Exhibition
in New York NY / United States
- Josiah McElheny: From the Library of Interplanetary Harmonies, 2021, hand-blown, cut, polished, and mirrored glass, low-iron mirror and two-way mirror, electric light, walnut frame, frame dimension 26 3/4 x 53 1/4 x 2″, case depth: Approx 19 1/4″
James Cohan is pleased to present “Libraries”, an exhibition of new work by Josiah McElheny that will be featured alongside a collaborative film by the artist and filmmaker Jeff Preiss. This is McElheny’s second solo exhibition at James Cohan.
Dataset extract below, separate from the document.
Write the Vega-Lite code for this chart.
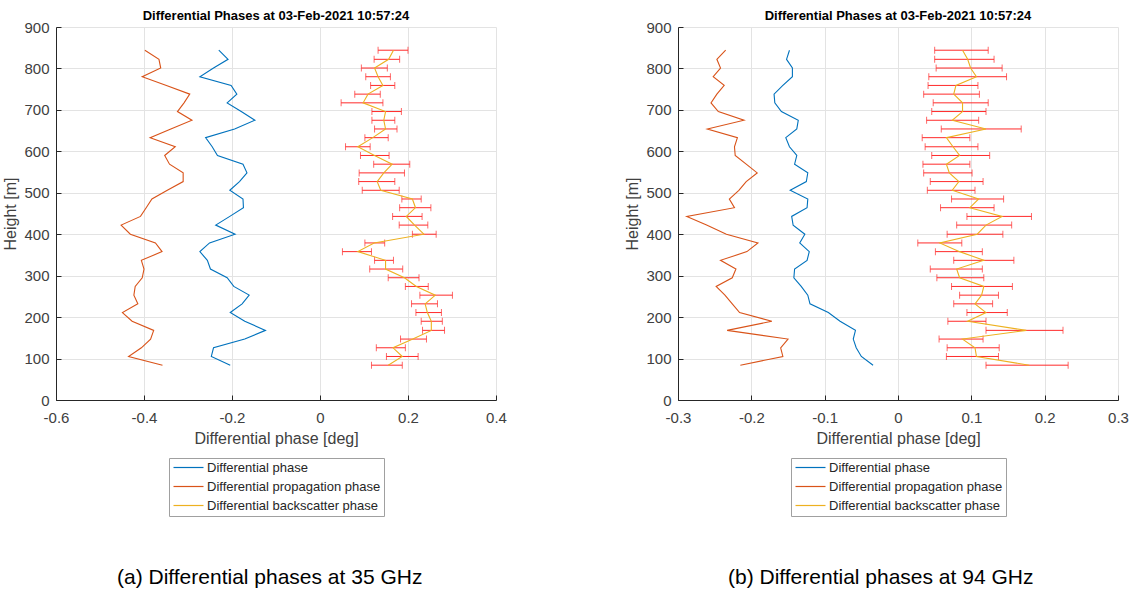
{
  "$schema": "https://vega.github.io/schema/vega-lite/v6.json",
  "background": "white",
  "padding": {"left": 2, "top": 10, "right": 0, "bottom": 0},
  "datasets": {
    "a": [
      {"h": 84, "dp": -0.204, "pp": -0.358, "bp": 0.155, "lo": 0.117, "hi": 0.187},
      {"h": 105, "dp": -0.247, "pp": -0.435, "bp": 0.187, "lo": 0.151, "hi": 0.223},
      {"h": 126, "dp": -0.242, "pp": -0.406, "bp": 0.166, "lo": 0.128, "hi": 0.194},
      {"h": 147, "dp": -0.171, "pp": -0.385, "bp": 0.211, "lo": 0.183, "hi": 0.242},
      {"h": 168, "dp": -0.124, "pp": -0.378, "bp": 0.253, "lo": 0.233, "hi": 0.283},
      {"h": 190, "dp": -0.171, "pp": -0.427, "bp": 0.253, "lo": 0.230, "hi": 0.278},
      {"h": 211, "dp": -0.204, "pp": -0.449, "bp": 0.244, "lo": 0.218, "hi": 0.276},
      {"h": 232, "dp": -0.177, "pp": -0.414, "bp": 0.239, "lo": 0.208, "hi": 0.267},
      {"h": 253, "dp": -0.161, "pp": -0.423, "bp": 0.262, "lo": 0.227, "hi": 0.301},
      {"h": 274, "dp": -0.196, "pp": -0.420, "bp": 0.219, "lo": 0.194, "hi": 0.246},
      {"h": 295, "dp": -0.211, "pp": -0.404, "bp": 0.192, "lo": 0.155, "hi": 0.225},
      {"h": 316, "dp": -0.249, "pp": -0.400, "bp": 0.149, "lo": 0.113, "hi": 0.188},
      {"h": 337, "dp": -0.256, "pp": -0.406, "bp": 0.149, "lo": 0.124, "hi": 0.167},
      {"h": 358, "dp": -0.273, "pp": -0.359, "bp": 0.086, "lo": 0.051, "hi": 0.117},
      {"h": 379, "dp": -0.251, "pp": -0.374, "bp": 0.123, "lo": 0.102, "hi": 0.147},
      {"h": 400, "dp": -0.193, "pp": -0.431, "bp": 0.236, "lo": 0.210, "hi": 0.264},
      {"h": 422, "dp": -0.237, "pp": -0.452, "bp": 0.215, "lo": 0.180, "hi": 0.245},
      {"h": 443, "dp": -0.205, "pp": -0.408, "bp": 0.196, "lo": 0.165, "hi": 0.232},
      {"h": 464, "dp": -0.174, "pp": -0.395, "bp": 0.217, "lo": 0.181, "hi": 0.252},
      {"h": 485, "dp": -0.175, "pp": -0.382, "bp": 0.210, "lo": 0.186, "hi": 0.230},
      {"h": 506, "dp": -0.205, "pp": -0.347, "bp": 0.138, "lo": 0.096, "hi": 0.180},
      {"h": 527, "dp": -0.183, "pp": -0.311, "bp": 0.130, "lo": 0.088, "hi": 0.170},
      {"h": 548, "dp": -0.166, "pp": -0.311, "bp": 0.145, "lo": 0.089, "hi": 0.192},
      {"h": 569, "dp": -0.175, "pp": -0.342, "bp": 0.164, "lo": 0.122, "hi": 0.204},
      {"h": 590, "dp": -0.233, "pp": -0.353, "bp": 0.124, "lo": 0.092, "hi": 0.157},
      {"h": 611, "dp": -0.245, "pp": -0.329, "bp": 0.086, "lo": 0.058, "hi": 0.114},
      {"h": 633, "dp": -0.260, "pp": -0.386, "bp": 0.120, "lo": 0.102, "hi": 0.155},
      {"h": 654, "dp": -0.194, "pp": -0.339, "bp": 0.149, "lo": 0.124, "hi": 0.175},
      {"h": 675, "dp": -0.148, "pp": -0.291, "bp": 0.145, "lo": 0.118, "hi": 0.170},
      {"h": 696, "dp": -0.179, "pp": -0.324, "bp": 0.149, "lo": 0.118, "hi": 0.185},
      {"h": 717, "dp": -0.211, "pp": -0.309, "bp": 0.098, "lo": 0.048, "hi": 0.143},
      {"h": 738, "dp": -0.189, "pp": -0.296, "bp": 0.109, "lo": 0.079, "hi": 0.137},
      {"h": 759, "dp": -0.202, "pp": -0.349, "bp": 0.143, "lo": 0.115, "hi": 0.170},
      {"h": 780, "dp": -0.273, "pp": -0.404, "bp": 0.132, "lo": 0.104, "hi": 0.160},
      {"h": 801, "dp": -0.242, "pp": -0.362, "bp": 0.124, "lo": 0.094, "hi": 0.153},
      {"h": 822, "dp": -0.209, "pp": -0.366, "bp": 0.156, "lo": 0.123, "hi": 0.181},
      {"h": 844, "dp": -0.230, "pp": -0.398, "bp": 0.167, "lo": 0.132, "hi": 0.200}
    ],
    "b": [
      {"h": 84, "dp": -0.034, "pp": -0.215, "bp": 0.179, "lo": 0.120, "hi": 0.232},
      {"h": 105, "dp": -0.050, "pp": -0.157, "bp": 0.107, "lo": 0.066, "hi": 0.137},
      {"h": 126, "dp": -0.057, "pp": -0.160, "bp": 0.105, "lo": 0.067, "hi": 0.138},
      {"h": 147, "dp": -0.061, "pp": -0.150, "bp": 0.088, "lo": 0.056, "hi": 0.116},
      {"h": 168, "dp": -0.058, "pp": -0.233, "bp": 0.175, "lo": 0.120, "hi": 0.225},
      {"h": 190, "dp": -0.079, "pp": -0.172, "bp": 0.095, "lo": 0.068, "hi": 0.120},
      {"h": 211, "dp": -0.095, "pp": -0.216, "bp": 0.120, "lo": 0.094, "hi": 0.149},
      {"h": 232, "dp": -0.120, "pp": -0.226, "bp": 0.105, "lo": 0.076, "hi": 0.129},
      {"h": 253, "dp": -0.123, "pp": -0.236, "bp": 0.114, "lo": 0.084, "hi": 0.137},
      {"h": 274, "dp": -0.132, "pp": -0.248, "bp": 0.117, "lo": 0.073, "hi": 0.156},
      {"h": 295, "dp": -0.142, "pp": -0.226, "bp": 0.084, "lo": 0.053, "hi": 0.117},
      {"h": 316, "dp": -0.141, "pp": -0.221, "bp": 0.080, "lo": 0.044, "hi": 0.115},
      {"h": 337, "dp": -0.124, "pp": -0.242, "bp": 0.117, "lo": 0.076, "hi": 0.158},
      {"h": 358, "dp": -0.121, "pp": -0.206, "bp": 0.084, "lo": 0.051, "hi": 0.115},
      {"h": 379, "dp": -0.134, "pp": -0.191, "bp": 0.057, "lo": 0.027, "hi": 0.087},
      {"h": 400, "dp": -0.127, "pp": -0.234, "bp": 0.108, "lo": 0.067, "hi": 0.143},
      {"h": 422, "dp": -0.143, "pp": -0.261, "bp": 0.120, "lo": 0.080, "hi": 0.155},
      {"h": 443, "dp": -0.145, "pp": -0.288, "bp": 0.142, "lo": 0.094, "hi": 0.182},
      {"h": 464, "dp": -0.124, "pp": -0.223, "bp": 0.098, "lo": 0.058, "hi": 0.131},
      {"h": 485, "dp": -0.123, "pp": -0.230, "bp": 0.110, "lo": 0.073, "hi": 0.144},
      {"h": 506, "dp": -0.147, "pp": -0.217, "bp": 0.074, "lo": 0.040, "hi": 0.105},
      {"h": 527, "dp": -0.125, "pp": -0.207, "bp": 0.083, "lo": 0.044, "hi": 0.116},
      {"h": 548, "dp": -0.123, "pp": -0.192, "bp": 0.070, "lo": 0.035, "hi": 0.101},
      {"h": 569, "dp": -0.141, "pp": -0.207, "bp": 0.066, "lo": 0.034, "hi": 0.098},
      {"h": 590, "dp": -0.138, "pp": -0.222, "bp": 0.084, "lo": 0.046, "hi": 0.125},
      {"h": 611, "dp": -0.148, "pp": -0.223, "bp": 0.075, "lo": 0.037, "hi": 0.109},
      {"h": 633, "dp": -0.153, "pp": -0.219, "bp": 0.066, "lo": 0.033, "hi": 0.098},
      {"h": 654, "dp": -0.138, "pp": -0.260, "bp": 0.120, "lo": 0.059, "hi": 0.168},
      {"h": 675, "dp": -0.136, "pp": -0.210, "bp": 0.074, "lo": 0.039, "hi": 0.110},
      {"h": 696, "dp": -0.159, "pp": -0.245, "bp": 0.088, "lo": 0.046, "hi": 0.120},
      {"h": 717, "dp": -0.168, "pp": -0.255, "bp": 0.088, "lo": 0.048, "hi": 0.123},
      {"h": 738, "dp": -0.169, "pp": -0.247, "bp": 0.076, "lo": 0.035, "hi": 0.111},
      {"h": 759, "dp": -0.157, "pp": -0.237, "bp": 0.079, "lo": 0.041, "hi": 0.109},
      {"h": 780, "dp": -0.144, "pp": -0.252, "bp": 0.107, "lo": 0.042, "hi": 0.148},
      {"h": 801, "dp": -0.144, "pp": -0.242, "bp": 0.099, "lo": 0.052, "hi": 0.142},
      {"h": 822, "dp": -0.152, "pp": -0.247, "bp": 0.095, "lo": 0.050, "hi": 0.131},
      {"h": 844, "dp": -0.148, "pp": -0.235, "bp": 0.088, "lo": 0.050, "hi": 0.123}
    ]
  },
  "hconcat": [
    {
      "title": {"text": "(a) Differential phases at 35 GHz", "orient": "bottom", "anchor": "middle", "offset": 50, "dx": 15, "fontSize": 21, "fontWeight": "normal", "font": "Liberation Sans", "color": "#000000"},
      "vconcat": [
        {
          "title": {"text": "Differential Phases at 03-Feb-2021 10:57:24", "fontSize": 13, "fontWeight": "bold", "font": "Liberation Sans", "color": "#000000", "offset": -3},
          "width": 440,
          "height": 373,
          "data": {"name": "a"},
          "layer": [
            {
              "mark": {"type": "rule", "color": "#ff2a2a", "strokeWidth": 1},
              "encoding": {
                "x": {"field": "lo", "type": "quantitative", "scale": {"domain": [-0.6, 0.4], "nice": false}, "axis": {"title": "Differential phase [deg]", "values": [-0.6, -0.4, -0.2, 0, 0.2, 0.4], "labelExpr": "replace(format(datum.value, '~g'), '−', '-')"}},
                "x2": {"field": "hi"},
                "y": {"field": "h", "type": "quantitative", "scale": {"domain": [0, 900], "nice": false}, "axis": {"title": "Height [m]", "values": [0, 100, 200, 300, 400, 500, 600, 700, 800, 900]}}
              }
            },
            {
              "mark": {"type": "tick", "orient": "vertical", "size": 7, "thickness": 1, "color": "#ff2a2a"},
              "encoding": {"x": {"field": "lo", "type": "quantitative"}, "y": {"field": "h", "type": "quantitative"}}
            },
            {
              "mark": {"type": "tick", "orient": "vertical", "size": 7, "thickness": 1, "color": "#ff2a2a"},
              "encoding": {"x": {"field": "hi", "type": "quantitative"}, "y": {"field": "h", "type": "quantitative"}}
            },
            {
              "transform": [{"fold": ["dp", "pp", "bp"], "as": ["key", "v"]}],
              "mark": {"type": "line", "strokeWidth": 1.1},
              "encoding": {
                "x": {"field": "v", "type": "quantitative"},
                "y": {"field": "h", "type": "quantitative"},
                "order": {"field": "h", "type": "quantitative"},
                "color": {"field": "key", "type": "nominal", "scale": {"domain": ["dp", "pp", "bp"], "range": ["#0072BD", "#D95319", "#EDB120"]}, "legend": {"labelExpr": "datum.label == 'dp' ? 'Differential phase' : datum.label == 'pp' ? 'Differential propagation phase' : 'Differential backscatter phase'"}}
              }
            }
          ]
        }
      ]
    },
    {
      "title": {"text": "(b) Differential phases at 94 GHz", "orient": "bottom", "anchor": "middle", "offset": 50, "dx": 4, "fontSize": 21, "fontWeight": "normal", "font": "Liberation Sans", "color": "#000000"},
      "vconcat": [
        {
          "title": {"text": "Differential Phases at 03-Feb-2021 10:57:24", "fontSize": 13, "fontWeight": "bold", "font": "Liberation Sans", "color": "#000000", "offset": -3},
          "width": 440,
          "height": 373,
          "data": {"name": "b"},
          "layer": [
            {
              "mark": {"type": "rule", "color": "#ff2a2a", "strokeWidth": 1},
              "encoding": {
                "x": {"field": "lo", "type": "quantitative", "scale": {"domain": [-0.3, 0.3], "nice": false}, "axis": {"title": "Differential phase [deg]", "values": [-0.3, -0.2, -0.1, 0, 0.1, 0.2, 0.3], "labelExpr": "replace(format(datum.value, '~g'), '−', '-')"}},
                "x2": {"field": "hi"},
                "y": {"field": "h", "type": "quantitative", "scale": {"domain": [0, 900], "nice": false}, "axis": {"title": "Height [m]", "values": [0, 100, 200, 300, 400, 500, 600, 700, 800, 900]}}
              }
            },
            {
              "mark": {"type": "tick", "orient": "vertical", "size": 7, "thickness": 1, "color": "#ff2a2a"},
              "encoding": {"x": {"field": "lo", "type": "quantitative"}, "y": {"field": "h", "type": "quantitative"}}
            },
            {
              "mark": {"type": "tick", "orient": "vertical", "size": 7, "thickness": 1, "color": "#ff2a2a"},
              "encoding": {"x": {"field": "hi", "type": "quantitative"}, "y": {"field": "h", "type": "quantitative"}}
            },
            {
              "transform": [{"fold": ["dp", "pp", "bp"], "as": ["key", "v"]}],
              "mark": {"type": "line", "strokeWidth": 1.1},
              "encoding": {
                "x": {"field": "v", "type": "quantitative"},
                "y": {"field": "h", "type": "quantitative"},
                "order": {"field": "h", "type": "quantitative"},
                "color": {"field": "key", "type": "nominal", "scale": {"domain": ["dp", "pp", "bp"], "range": ["#0072BD", "#D95319", "#EDB120"]}, "legend": {"labelExpr": "datum.label == 'dp' ? 'Differential phase' : datum.label == 'pp' ? 'Differential propagation phase' : 'Differential backscatter phase'"}}
              }
            }
          ]
        }
      ]
    }
  ],
  "spacing": 117,
  "resolve": {"scale": {"color": "independent", "x": "independent", "y": "independent"}, "legend": {"color": "independent"}},
  "config": {
    "view": {"stroke": null},
    "axis": {
      "grid": true,
      "gridColor": "#e3e3e3",
      "gridWidth": 1,
      "domainColor": "#262626",
      "domainWidth": 1,
      "ticks": true,
      "tickSize": -5,
      "tickColor": "#262626",
      "labelPadding": 12,
      "labelFlush": false,
      "labelFont": "Liberation Sans",
      "labelFontSize": 15,
      "labelColor": "#404040",
      "titleFont": "Liberation Sans",
      "titleFontSize": 16,
      "titleFontWeight": "normal",
      "titleColor": "#404040",
      "titlePadding": 5
    },
    "axisX": {"labelPadding": 15},
    "legend": {
      "orient": "none",
      "legendX": 113,
      "legendY": 431,
      "direction": "vertical",
      "title": null,
      "symbolType": "M-1,0H5",
      "symbolSize": 100,
      "symbolStrokeWidth": 1.2,
      "labelFont": "Liberation Sans",
      "labelFontSize": 13,
      "labelLimit": 400,
      "labelColor": "#262626",
      "labelOffset": 22,
      "strokeColor": "#a0a0a0",
      "fillColor": "#ffffff",
      "padding": 3,
      "rowPadding": 5
    }
  }
}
Josiah McElheny’s sculptures, paintings, installations, performances, and films engage with the history of ideas across wide-ranging fields of study – from literature to architecture, music theory, and astronomy – transforming this research into physical form. His works often combine glass or mirror with other materials, to emphasize the importance of the act of looking “as a subject in and of itself.” A skilled glassblower, McElheny frequently incorporates hand-blown and shaped glass within evocative assemblages, whose mode of presentation creates a sense of unsettled ideals, and a challenge to fixed definitions. For McElheny, glass – with its qualities of reflectivity, transparency, and enigmatic mutability – highlights the interactive potential between the object and viewer. The material serves as a productive agent, inciting chance encounters between forms and ideas that point toward alternative histories and futures.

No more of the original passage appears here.